Из-за угла выпархивает Овечка, на ней белая плиссированная юбка, чесучовая блузка, она без шляпы, светлые волосы растрепаны.
— Привет, малыш. Честное слово, раньше никак не могла. Сердишься?
— Нисколько. Только нам придется долго ждать. За то время, что я здесь торчу, вошло человек тридцать, не меньше.
— Ну не все же они к доктору. И потом мы ведь по записи.
— Вот видишь, как хорошо, что мы записались!
— Конечно, хорошо. Ты всегда прав, милый! — На лестнице она обеими ладонями сжимает его лицо и страстно целует. — Господи, как я счастлива, что мы опять вместе. Подумать только, ведь почти две недели!
— Да, Овечка, — отвечает он. — Я уже не ворчу. Дверь распахивается, и перед ними в полутемной передней вырастает белое привидение.
— Ваши бюллетени! — громко рявкает привидение.

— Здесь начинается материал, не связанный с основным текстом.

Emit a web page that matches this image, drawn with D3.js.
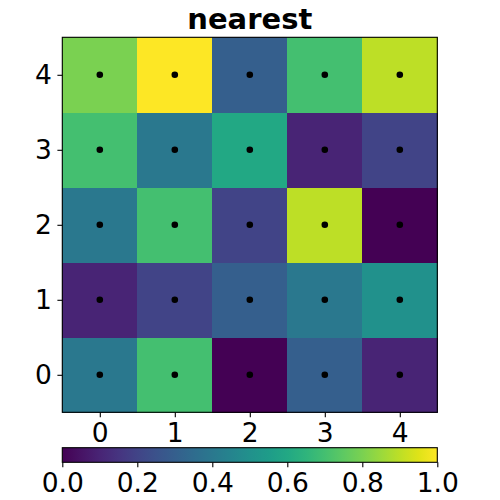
<!DOCTYPE html>
<html><head><meta charset="utf-8">
<script src="https://cdn.jsdelivr.net/npm/d3@7"></script>
<style>body{margin:0;background:#fff}svg{display:block}</style>
</head><body>
<script>
const title = "nearest";
const xCats = [0,1,2,3,4];
const yCats = [0,1,2,3,4];
// values[row y][col x]
const row0 = [0.4, 0.7, 0.0, 0.3, 0.1];
const row1 = [0.1, 0.2, 0.3, 0.4, 0.5];
const row2 = [0.4, 0.7, 0.2, 0.9, 0.0];
const row3 = [0.7, 0.4, 0.6, 0.1, 0.2];
const row4 = [0.8, 1.0, 0.3, 0.7, 0.9];
const rows = [row0, row1, row2, row3, row4];
const cbTicks = [0.0, 0.2, 0.4, 0.6, 0.8, 1.0];

const W = 500, H = 500;
const L = 62.3, R = 437.3, T = 37.3, B = 412.3;
const svg = d3.select("body").append("svg").attr("width", W).attr("height", H);
const font = "DejaVu Sans";
const fs = 26.5;

const x = d3.scaleLinear().domain([-0.5, 4.5]).range([L, R]);
const y = d3.scaleLinear().domain([-0.5, 4.5]).range([B, T]);
const color = d3.scaleSequential(d3.interpolateViridis).domain([0, 1]);

const cells = [];
rows.forEach((r, yi) => r.forEach((v, xi) => cells.push({x: xCats[xi], y: yCats[yi], v})));

svg.append("g").selectAll("rect").data(cells).join("rect")
  .attr("x", d => x(d.x - 0.5)).attr("y", d => y(d.y + 0.5))
  .attr("width", x(1) - x(0) + 0.3).attr("height", y(0) - y(1) + 0.3)
  .attr("fill", d => color(d.v)).attr("shape-rendering", "crispEdges");

svg.append("g").selectAll("circle").data(cells).join("circle")
  .attr("cx", d => x(d.x)).attr("cy", d => y(d.y)).attr("r", 3.3).attr("fill", "#000");

svg.append("rect").attr("x", L).attr("y", T).attr("width", R - L).attr("height", B - T)
  .attr("fill", "none").attr("stroke", "#000").attr("stroke-width", 1.1);

const xAxis = svg.append("g").attr("transform", `translate(0,${B})`)
  .call(d3.axisBottom(x).tickValues(xCats).tickFormat(d3.format("d")).tickSize(4.9).tickPadding(6));
const yAxis = svg.append("g").attr("transform", `translate(${L},0)`)
  .call(d3.axisLeft(y).tickValues(yCats).tickFormat(d3.format("d")).tickSize(4.9).tickPadding(5.5));
[xAxis, yAxis].forEach(a => {
  a.select(".domain").remove();
  a.selectAll("line").attr("stroke", "#000").attr("stroke-width", 1.1);
  a.selectAll("text").attr("font-family", font).attr("font-size", fs).attr("fill", "#000");
});

svg.append("text").attr("x", (L + R) / 2).attr("y", 29)
  .attr("text-anchor", "middle").attr("font-family", font).attr("font-weight", "bold")
  .attr("font-size", 29).text(title);

// colorbar
const cT = 447.7, cB = 462.3;
const defs = svg.append("defs");
const grad = defs.append("linearGradient").attr("id", "vir").attr("x1", "0%").attr("x2", "100%");
d3.range(0, 1.0001, 0.05).forEach(t => grad.append("stop").attr("offset", (t * 100) + "%").attr("stop-color", color(t)));
const cx = d3.scaleLinear().domain([0, 1]).range([L, R]);
svg.append("rect").attr("x", L).attr("y", cT).attr("width", R - L).attr("height", cB - cT)
  .attr("fill", "url(#vir)").attr("stroke", "#000").attr("stroke-width", 1.1);
const cAxis = svg.append("g").attr("transform", `translate(0,${cB})`)
  .call(d3.axisBottom(cx).tickValues(cbTicks).tickFormat(d3.format(".1f")).tickSize(4.9).tickPadding(5.5));
cAxis.select(".domain").remove();
cAxis.selectAll("line").attr("stroke", "#000").attr("stroke-width", 1.1);
cAxis.selectAll("text").attr("font-family", font).attr("font-size", fs).attr("fill", "#000");
</script>
</body></html>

— Дайте раньше войти, — говорит Пиннеберг и проталкивает вперед Овечку. — А кроме того, мы частным образом. Я записан. Моя фамилия Пиннеберг.
При словах «частным образом» привидение подымает руку и включает свет.
— Доктор сейчас выйдет. Подождите минутку, пожалуйста. Попрошу вас пройти сюда.
Они направляются к указанной двери и проходят мимо другой, полуоткрытой. Должно быть, это приемная, и там, верно, сидят те тридцать человек, что прошли мимо Пиннеберга. Все смотрят на них, подымается гул голосов:
— Где это видано!
— Мы уже давно ждем!
— С какой стати мы платим в больничную кассу?
— Подумаешь, господа какие!
Сестра подходит к двери.
— Успокойтесь, пожалуйста! Не мешайте доктору! Вы напрасно волнуетесь. Это зять доктора с женой. Не так ли?
Пиннеберг польщенно улыбается. Овечка спешит к указанной двери. На минуту воцаряется тишина.
— Побыстрей! — шепчет сестра и проталкивает Пиннеберга вперед. — Эти бесплатные пациенты такие грубые. Больничная касса за них гроши платит, а они бог знает что о себе воображают…
Дверь захлопывается, Пиннеберг и Овечка оказываются в окружении красного плюша.
— Это, надо полагать, его гостиная, — замечает Пиннеберг. — Как тебе здесь нравится? По-моему, ужасно старомодно.
— Мне было страшно неприятно, — говорит Овечка. — Ведь мы обычно тоже бесплатные пациенты. Вот у врачей и узнали, что про нас говорят.
— Чего ты расстраиваешься? — спрашивает он. — Так уж водится. С нами, людьми маленькими, не считаются.
— А меня это расстраивает…
Дверь открывается, входит другая сестра.
— Господин Пиннеберг с супругой? Доктор просит минутку подождать. А пока разрешите записать ваши данные.
— Будьте любезны, — говорит Пиннеберг.
И тотчас же следует вопрос:
— Возраст?
— Двадцать три года.
— Имя?
— Иоганнес.
И после минутной запинки:
— Бухгалтер. — А затем уже быстрее: — Ничем не болел. Обычные детские заболевания, и все. Насколько мне известно, мы оба здоровы.
И опять с запинкой:
— Да, мать еще жива. Нет, отца и в живых нет. От чего умер, не могу сказать, не знаю.